2026年度入試の一般選抜シーズンが迫ってきている。私立大学の志望動向について、河合塾教育研究開発本部で主席研究員を務める近藤治さんに聞いた。共通テスト方式選択者、都市部の大学を目指す受験生が増えている。(野村麻里子)

国公立大の私立併願者が共テ方式で増加

私立大において顕著なのは、一般方式選択者は前年比99%だったのに対して、共通テスト方式選択者は110%と増加している点だ。「特に、国公立大の志望者が私立の併願を増やしていると見られます」

 

主要大学をグループ化し傾向を見ると、早稲田・上智・東京理科112%、MARCH116%、日東駒専117%、成成明國武116%と、共通テスト方式志望者の増加が顕著。近畿圏も、関関同立117%、産近甲龍114%、中部圏は南山・愛知・中京・名城120%。「日本全体で地方の私大の志望者は減少傾向ですが、エリア内の私大のトップ層は増えています」

 

女子受験生の進路が多様化

首都圏の女子大のうち13大学は、一般方式98%、共通テスト方式98%と減少。「女子の進路の多様化の表れです。一昔前は、女子大を選び文系学部で教養を身につけたり、実学として家政科で学んだりする選択が多かったですが、今は本当に自分のやりたい分野を志望していると言えます」

都市部の大学目指す受験生増

地区別では、東京106%、近畿102%のみ増加し、その他の地域は東北90%など減少している。「コロナ流行期は、地方から東京や近畿の大学を受ける受験者が減りましたが、今は逆で、東京・近畿の大学を目指す受験生が大幅に増え、コロナ禍以前よりも多い数値です。都市部の大学への集中化が進んでいます」

 

難関大に人気集中

学部系統別で見ると、法・政治、経済・経営・商などの社会科学系や理工農学系が増えている。法・政治109%、経済・経営・商107%、理103%、工104%、農104%。医療系は、医学科103%、歯学102%と微増し、薬学や看護は96%と減少している。

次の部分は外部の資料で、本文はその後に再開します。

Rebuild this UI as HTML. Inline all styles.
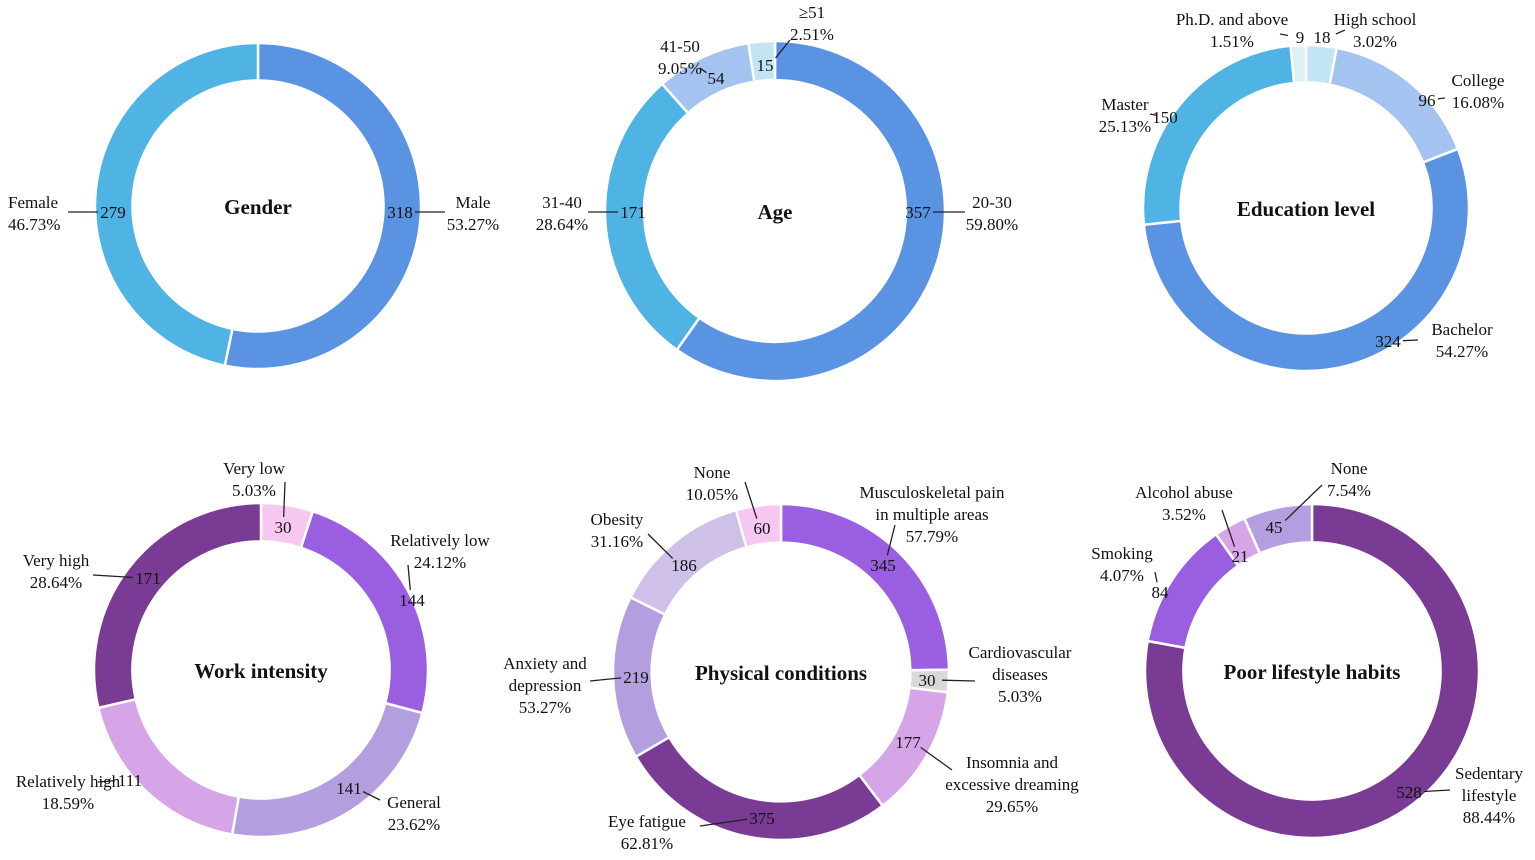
<!DOCTYPE html>
<html><head><meta charset="utf-8"><style>
body{margin:0;background:#fff;}
svg{display:block;font-family:"Liberation Serif",serif;}
</style></head><body>
<svg id="c" width="1535" height="860" viewBox="0 0 1535 860"></svg>
<script>
// ---- data ----
const genderCats=["Male","Female"];
const genderVals=[318,279];
const genderPct=["53.27%","46.73%"];
const ageCats=["20-30","31-40","41-50","≥51"];
const ageVals=[357,171,54,15];
const agePct=["59.80%","28.64%","9.05%","2.51%"];
const eduCats=["High school","College","Bachelor","Master","Ph.D. and above"];
const eduVals=[18,96,324,150,9];
const eduPct=["3.02%","16.08%","54.27%","25.13%","1.51%"];
const workCats=["Very low","Relatively low","General","Relatively high","Very high"];
const workVals=[30,144,141,111,171];
const workPct=["5.03%","24.12%","23.62%","18.59%","28.64%"];
const physCats=["Musculoskeletal pain in multiple areas","Cardiovascular diseases","Insomnia and excessive dreaming","Eye fatigue","Anxiety and depression","Obesity","None"];
const physVals=[345,30,177,375,219,186,60];
const physPct=["57.79%","5.03%","29.65%","62.81%","53.27%","31.16%","10.05%"];
const lifeCats=["Sedentary lifestyle","Smoking","Alcohol abuse","None"];
const lifeVals=[528,84,21,45];
const lifePct=["88.44%","4.07%","3.52%","7.54%"];

// ---- layout (not data): label text positions, value label positions, leader end points ----
const charts=[
 {name:"gender",title:"Gender",cx:258,cy:206,R:163,cats:genderCats,vals:genderVals,pct:genderPct,
  colors:["#5b93e3","#4fb3e3"],
  labels:[{x:473,y:208,a:"middle",t:["Male"],e:[445,212],v:[400,212]},{x:8,y:208,a:"start",t:["Female"],e:[68,212],v:[113,212]}]},
 {name:"age",title:"Age",cx:775,cy:211,R:170,cats:ageCats,vals:ageVals,pct:agePct,
  colors:["#5b93e3","#4fb3e3","#a4c3f0","#c3e4f3"],
  labels:[{x:992,y:208,a:"middle",t:["20-30"],e:[965,212],v:[918,212]},{x:562,y:208,a:"middle",t:["31-40"],e:[588,212],v:[633,212]},
          {x:680,y:52,a:"middle",t:["41-50"],e:[700,68],v:[716,78]},{x:812,y:18,a:"middle",t:["≥51"],e:[790,40],v:[765,65]}]},
 {name:"education",title:"Education level",cx:1306,cy:208,R:163,cats:eduCats,vals:eduVals,pct:eduPct,
  colors:["#c3e4f3","#a4c3f0","#5b93e3","#4fb3e3","#ddf0f5"],
  labels:[{x:1375,y:25,a:"middle",t:["High school"],e:[1345,30],v:[1322,37]},{x:1478,y:86,a:"middle",t:["College"],e:[1445,98],v:[1427,100]},
          {x:1462,y:335,a:"middle",t:["Bachelor"],e:[1418,340],v:[1388,341]},{x:1125,y:110,a:"middle",t:["Master"],e:[1150,114],v:[1165,117]},
          {x:1232,y:25,a:"middle",t:["Ph.D. and above"],e:[1280,34],v:[1300,37]}]},
 {name:"work-intensity",title:"Work intensity",cx:261,cy:670,R:167,cats:workCats,vals:workVals,pct:workPct,
  colors:["#f6c8f1","#9a5fe0","#b39edf","#d6a5e8","#7a3b94"],
  labels:[{x:254,y:474,a:"middle",t:["Very low"],e:[285,482],v:[283,527]},{x:440,y:546,a:"middle",t:["Relatively low"],e:[408,565],v:[412,600]},
          {x:414,y:808,a:"middle",t:["General"],e:[380,800],v:[349,788]},{x:68,y:787,a:"middle",t:["Relatively high"],e:[98,782],v:[130,780]},
          {x:56,y:566,a:"middle",t:["Very high"],e:[93,575],v:[148,578]}]},
 {name:"physical-conditions",title:"Physical conditions",cx:781,cy:672,R:168,cats:physCats,vals:physVals,pct:physPct,
  colors:["#9a5fe0","#d9d9d9","#d6a5e8","#7a3b94","#b39edf","#cfc0e8","#f6c8f1"],
  labels:[{x:932,y:498,a:"middle",t:["Musculoskeletal pain","in multiple areas"],e:[895,525],v:[883,565]},
          {x:1020,y:658,a:"middle",t:["Cardiovascular","diseases"],e:[975,681],v:[927,680]},
          {x:1012,y:768,a:"middle",t:["Insomnia and","excessive dreaming"],e:[952,770],v:[908,742]},
          {x:647,y:827,a:"middle",t:["Eye fatigue"],e:[700,826],v:[762,818]},
          {x:545,y:669,a:"middle",t:["Anxiety and","depression"],e:[590,681],v:[636,677]},
          {x:617,y:525,a:"middle",t:["Obesity"],e:[648,534],v:[684,565]},
          {x:712,y:478,a:"middle",t:["None"],e:[745,482],v:[762,528]}]},
 {name:"poor-lifestyle-habits",title:"Poor lifestyle habits",cx:1312,cy:671,R:167,cats:lifeCats,vals:lifeVals,pct:lifePct,
  colors:["#7a3b94","#9a5fe0","#d6a5e8","#b39edf"],
  labels:[{x:1489,y:779,a:"middle",t:["Sedentary","lifestyle"],e:[1450,790],v:[1409,792]},{x:1122,y:559,a:"middle",t:["Smoking"],e:[1155,572],v:[1160,592]},
          {x:1184,y:498,a:"middle",t:["Alcohol abuse"],e:[1222,510],v:[1240,556]},{x:1349,y:474,a:"middle",t:["None"],e:[1322,485],v:[1274,527]}]}
];
const NS="http://www.w3.org/2000/svg";
const svg=document.getElementById('c');
function mk(tag,attrs,parent){const e=document.createElementNS(NS,tag);for(const k in attrs)e.setAttribute(k,attrs[k]);parent.appendChild(e);return e;}
function pt(cx,cy,r,a){return [cx+r*Math.sin(a),cy-r*Math.cos(a)];}
charts.forEach(ch=>{
  const g=mk('g',{},svg);
  
  
  const total=ch.vals.reduce((a,b)=>a+b,0);
  const r0=ch.R*0.77, R=ch.R;
  let acc=0;
  const texts=[];
  ch.vals.forEach((v,i)=>{
    const a0=acc/total*2*Math.PI; acc+=v; const a1=acc/total*2*Math.PI;
    const large=(a1-a0)>Math.PI?1:0;
    const p1=pt(ch.cx,ch.cy,R,a0),p2=pt(ch.cx,ch.cy,R,a1),p3=pt(ch.cx,ch.cy,r0,a1),p4=pt(ch.cx,ch.cy,r0,a0);
    const d=`M${p1[0]},${p1[1]}A${R},${R} 0 ${large} 1 ${p2[0]},${p2[1]}L${p3[0]},${p3[1]}A${r0},${r0} 0 ${large} 0 ${p4[0]},${p4[1]}Z`;
    const s=mk('path',{d:d,fill:ch.colors[i],stroke:'#fff','stroke-width':2.5},g);
    
    
    const L=ch.labels[i];
    const vp=L.v;
    const dx=L.e[0]-vp[0], dy=L.e[1]-vp[1], dl=Math.hypot(dx,dy)||1;
    const off=Math.min(15,dl*0.6);
    const sp=[vp[0]+dx/dl*off, vp[1]+dy/dl*(Math.min(10,dl*0.6))];
    const ln=mk('line',{x1:sp[0],y1:sp[1],x2:L.e[0],y2:L.e[1],stroke:'#222','stroke-width':1.3},g);
    
    
    texts.push([v,vp,i,L]);
  });
  texts.forEach(([v,vp,i,L])=>{
    const vt=mk('text',{x:vp[0],y:vp[1]+6,'text-anchor':'middle','font-size':17,fill:'#111'},g);
    vt.textContent=v;
    
    
    const lines=L.t.concat([ch.pct[i]]);
    lines.forEach((t,k)=>{
      const tx=mk('text',{x:L.x,y:L.y+k*22,'text-anchor':L.a,'font-size':17,fill:'#111'},g);
      tx.textContent=t;
      
      
    });
  });
  const tt=mk('text',{x:ch.cx,y:ch.cy+8,'text-anchor':'middle','font-size':21,'font-weight':'bold',fill:'#111'},g);
  tt.textContent=ch.title;
  
  
});
</script>
</body></html>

国公立も同様の傾向だが、私立ではより増減が顕著に表れている。「私立は、経済・法学部を主軸にした社会科学系の学部構成である場合が多いです。そのため、国公立受験者が私立併願を増やす際に経済・法学部などを選ぶ割合が高くなるためと考えられます」

 

傾向に振り回されず「参考程度」に

志望動向を踏まえ、受験生は秋以降何を意識すべきか。「あまり人気度など傾向に引っ張られないほうがよいです。周りに流されることなく、自分が志望したい学部を変えずに、準備をしていきましょう」

そのうえで、今後受ける模擬試験で志望者の傾向はどうとらえればよいか。「例えば、志望している大学や学部が増加傾向だと結果が出れば、ちょっと厳しくなるかもと覚悟を持って最後の追い込みをしていきましょう。反対に志望者がとても減っていても、楽していいかと思ってはダメです」。あくまで参考程度で見て、本番に備えていくのが適切なデータのとらえ方だ。 

 

こんどう・おさむ 

学校法人河合塾 教育研究開発本部主席研究員。河合塾入塾後、教育情報分析部門で大学入試動向分析や進学情報誌の編集に携わる。教育情報部部長、中部本部長などを経て、2021年4月から現職。情報発信や講演も多数実施。